== DATASET ==
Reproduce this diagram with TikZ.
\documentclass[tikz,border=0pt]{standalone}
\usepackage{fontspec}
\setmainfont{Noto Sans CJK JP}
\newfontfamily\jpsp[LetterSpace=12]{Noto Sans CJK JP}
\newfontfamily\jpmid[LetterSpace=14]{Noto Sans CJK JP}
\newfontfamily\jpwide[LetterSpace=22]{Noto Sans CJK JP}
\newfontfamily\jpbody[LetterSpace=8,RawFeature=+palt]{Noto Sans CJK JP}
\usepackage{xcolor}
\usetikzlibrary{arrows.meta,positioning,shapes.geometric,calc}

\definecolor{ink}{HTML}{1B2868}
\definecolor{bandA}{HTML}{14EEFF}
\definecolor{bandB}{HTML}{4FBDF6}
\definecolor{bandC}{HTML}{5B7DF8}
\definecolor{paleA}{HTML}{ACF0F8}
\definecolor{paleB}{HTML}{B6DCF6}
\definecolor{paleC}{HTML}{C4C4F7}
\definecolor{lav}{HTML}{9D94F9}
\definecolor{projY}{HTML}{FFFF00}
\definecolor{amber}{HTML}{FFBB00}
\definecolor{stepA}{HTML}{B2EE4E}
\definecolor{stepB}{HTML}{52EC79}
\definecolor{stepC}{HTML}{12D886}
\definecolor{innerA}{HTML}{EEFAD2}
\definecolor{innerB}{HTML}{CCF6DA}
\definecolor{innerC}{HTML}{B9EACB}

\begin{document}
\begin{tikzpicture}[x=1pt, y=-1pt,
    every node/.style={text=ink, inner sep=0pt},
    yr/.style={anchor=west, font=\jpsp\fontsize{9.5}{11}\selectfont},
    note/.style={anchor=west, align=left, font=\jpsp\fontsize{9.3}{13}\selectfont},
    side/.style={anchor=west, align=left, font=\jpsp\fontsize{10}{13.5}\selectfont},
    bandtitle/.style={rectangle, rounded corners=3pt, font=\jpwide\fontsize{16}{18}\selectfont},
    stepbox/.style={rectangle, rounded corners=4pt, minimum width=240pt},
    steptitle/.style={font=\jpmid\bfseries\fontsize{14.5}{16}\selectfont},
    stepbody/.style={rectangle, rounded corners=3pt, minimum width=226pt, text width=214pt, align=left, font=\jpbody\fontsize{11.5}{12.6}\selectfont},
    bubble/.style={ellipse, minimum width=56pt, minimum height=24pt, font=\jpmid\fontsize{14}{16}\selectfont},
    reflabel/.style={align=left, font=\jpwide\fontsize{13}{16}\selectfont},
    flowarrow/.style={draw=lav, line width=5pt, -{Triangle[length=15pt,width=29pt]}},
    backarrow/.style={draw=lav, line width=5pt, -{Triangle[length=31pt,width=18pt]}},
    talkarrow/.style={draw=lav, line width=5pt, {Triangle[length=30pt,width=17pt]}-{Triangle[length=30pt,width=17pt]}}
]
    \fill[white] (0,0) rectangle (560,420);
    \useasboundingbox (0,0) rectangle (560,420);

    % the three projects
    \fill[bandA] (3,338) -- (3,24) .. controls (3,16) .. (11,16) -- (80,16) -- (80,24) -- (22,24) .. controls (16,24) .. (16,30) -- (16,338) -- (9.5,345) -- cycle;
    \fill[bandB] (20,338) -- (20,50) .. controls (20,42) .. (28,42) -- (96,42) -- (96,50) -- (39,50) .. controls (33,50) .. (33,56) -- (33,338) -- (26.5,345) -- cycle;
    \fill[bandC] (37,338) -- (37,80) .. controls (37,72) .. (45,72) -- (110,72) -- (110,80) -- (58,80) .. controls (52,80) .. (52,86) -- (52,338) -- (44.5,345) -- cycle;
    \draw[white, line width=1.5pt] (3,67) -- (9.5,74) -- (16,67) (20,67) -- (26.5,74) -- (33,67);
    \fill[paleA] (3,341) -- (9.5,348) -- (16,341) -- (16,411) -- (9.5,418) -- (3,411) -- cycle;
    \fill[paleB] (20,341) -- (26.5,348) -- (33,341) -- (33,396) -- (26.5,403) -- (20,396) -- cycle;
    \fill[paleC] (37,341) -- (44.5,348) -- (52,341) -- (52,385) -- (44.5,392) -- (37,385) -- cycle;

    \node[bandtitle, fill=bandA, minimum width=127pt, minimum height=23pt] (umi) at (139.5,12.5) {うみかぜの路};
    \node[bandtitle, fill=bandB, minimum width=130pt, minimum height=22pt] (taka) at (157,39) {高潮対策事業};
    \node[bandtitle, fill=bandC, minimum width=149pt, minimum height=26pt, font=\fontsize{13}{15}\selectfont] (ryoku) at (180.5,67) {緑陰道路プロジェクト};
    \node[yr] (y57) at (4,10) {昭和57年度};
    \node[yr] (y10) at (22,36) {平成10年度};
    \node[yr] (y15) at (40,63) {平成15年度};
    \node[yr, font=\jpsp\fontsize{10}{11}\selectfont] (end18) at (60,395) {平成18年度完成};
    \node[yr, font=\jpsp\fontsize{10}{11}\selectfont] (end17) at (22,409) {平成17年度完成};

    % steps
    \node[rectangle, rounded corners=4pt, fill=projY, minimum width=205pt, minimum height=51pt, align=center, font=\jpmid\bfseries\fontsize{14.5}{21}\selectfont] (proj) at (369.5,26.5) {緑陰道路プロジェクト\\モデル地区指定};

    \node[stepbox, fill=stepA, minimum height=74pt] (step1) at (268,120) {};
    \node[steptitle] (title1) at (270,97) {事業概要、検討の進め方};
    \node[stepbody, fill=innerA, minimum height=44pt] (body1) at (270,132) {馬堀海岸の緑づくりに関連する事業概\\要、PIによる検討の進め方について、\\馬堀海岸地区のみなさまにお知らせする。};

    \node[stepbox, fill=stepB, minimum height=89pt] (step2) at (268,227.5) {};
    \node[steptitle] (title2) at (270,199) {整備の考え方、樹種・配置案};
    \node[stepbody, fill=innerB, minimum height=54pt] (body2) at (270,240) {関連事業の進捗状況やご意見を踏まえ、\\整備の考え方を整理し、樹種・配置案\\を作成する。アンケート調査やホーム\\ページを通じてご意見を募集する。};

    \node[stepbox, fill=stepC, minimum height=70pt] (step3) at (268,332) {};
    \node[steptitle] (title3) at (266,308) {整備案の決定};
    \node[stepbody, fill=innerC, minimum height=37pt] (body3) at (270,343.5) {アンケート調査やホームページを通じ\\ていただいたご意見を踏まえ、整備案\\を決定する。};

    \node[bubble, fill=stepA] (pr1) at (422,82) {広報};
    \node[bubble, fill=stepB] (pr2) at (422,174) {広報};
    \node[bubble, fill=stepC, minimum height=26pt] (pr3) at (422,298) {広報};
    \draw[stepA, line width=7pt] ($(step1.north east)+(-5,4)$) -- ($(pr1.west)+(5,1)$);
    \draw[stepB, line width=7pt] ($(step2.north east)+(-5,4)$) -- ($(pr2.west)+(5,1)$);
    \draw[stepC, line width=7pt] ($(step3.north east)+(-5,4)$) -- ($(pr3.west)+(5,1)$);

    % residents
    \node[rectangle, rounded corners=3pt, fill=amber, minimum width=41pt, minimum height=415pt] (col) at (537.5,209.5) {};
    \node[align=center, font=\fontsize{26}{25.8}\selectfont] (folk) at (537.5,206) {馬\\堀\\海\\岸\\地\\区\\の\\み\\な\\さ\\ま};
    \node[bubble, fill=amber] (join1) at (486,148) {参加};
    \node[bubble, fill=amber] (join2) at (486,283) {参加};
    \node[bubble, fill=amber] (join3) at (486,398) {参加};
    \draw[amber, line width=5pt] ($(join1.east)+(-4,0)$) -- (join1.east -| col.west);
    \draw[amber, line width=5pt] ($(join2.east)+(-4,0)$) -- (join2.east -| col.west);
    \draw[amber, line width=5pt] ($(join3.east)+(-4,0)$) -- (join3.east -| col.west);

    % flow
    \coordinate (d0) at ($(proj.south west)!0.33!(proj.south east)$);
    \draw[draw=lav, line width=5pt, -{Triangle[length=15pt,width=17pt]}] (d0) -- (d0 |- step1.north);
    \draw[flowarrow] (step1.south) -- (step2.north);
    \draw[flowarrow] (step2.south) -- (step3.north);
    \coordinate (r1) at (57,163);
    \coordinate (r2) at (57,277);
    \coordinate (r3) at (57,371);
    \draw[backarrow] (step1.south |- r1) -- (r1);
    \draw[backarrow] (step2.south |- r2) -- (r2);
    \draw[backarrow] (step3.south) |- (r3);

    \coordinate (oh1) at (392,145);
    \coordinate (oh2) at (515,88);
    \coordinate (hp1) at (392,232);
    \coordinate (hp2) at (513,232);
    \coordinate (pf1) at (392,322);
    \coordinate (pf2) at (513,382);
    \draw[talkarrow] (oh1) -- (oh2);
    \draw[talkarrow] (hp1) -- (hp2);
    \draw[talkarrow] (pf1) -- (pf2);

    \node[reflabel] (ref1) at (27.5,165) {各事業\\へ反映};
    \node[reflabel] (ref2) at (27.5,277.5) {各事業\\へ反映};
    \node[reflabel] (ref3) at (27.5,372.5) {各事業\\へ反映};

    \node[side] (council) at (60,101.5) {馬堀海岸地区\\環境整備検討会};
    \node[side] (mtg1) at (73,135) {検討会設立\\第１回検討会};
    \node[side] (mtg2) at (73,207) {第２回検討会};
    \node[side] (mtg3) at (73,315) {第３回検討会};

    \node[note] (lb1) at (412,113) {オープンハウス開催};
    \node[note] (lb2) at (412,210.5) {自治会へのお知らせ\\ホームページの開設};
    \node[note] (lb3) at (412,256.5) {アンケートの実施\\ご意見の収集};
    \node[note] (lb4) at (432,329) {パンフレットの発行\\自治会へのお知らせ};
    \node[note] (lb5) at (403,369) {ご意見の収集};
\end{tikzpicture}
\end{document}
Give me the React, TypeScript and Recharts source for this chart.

== WHAT YOU ARE ASKED TO DO ==
Read the entries and show each line that mentions "this".

== OUTPUT OF THE EXERCISE ==
Reproduce this diagram with TikZ.
Give me the React, TypeScript and Recharts source for this chart.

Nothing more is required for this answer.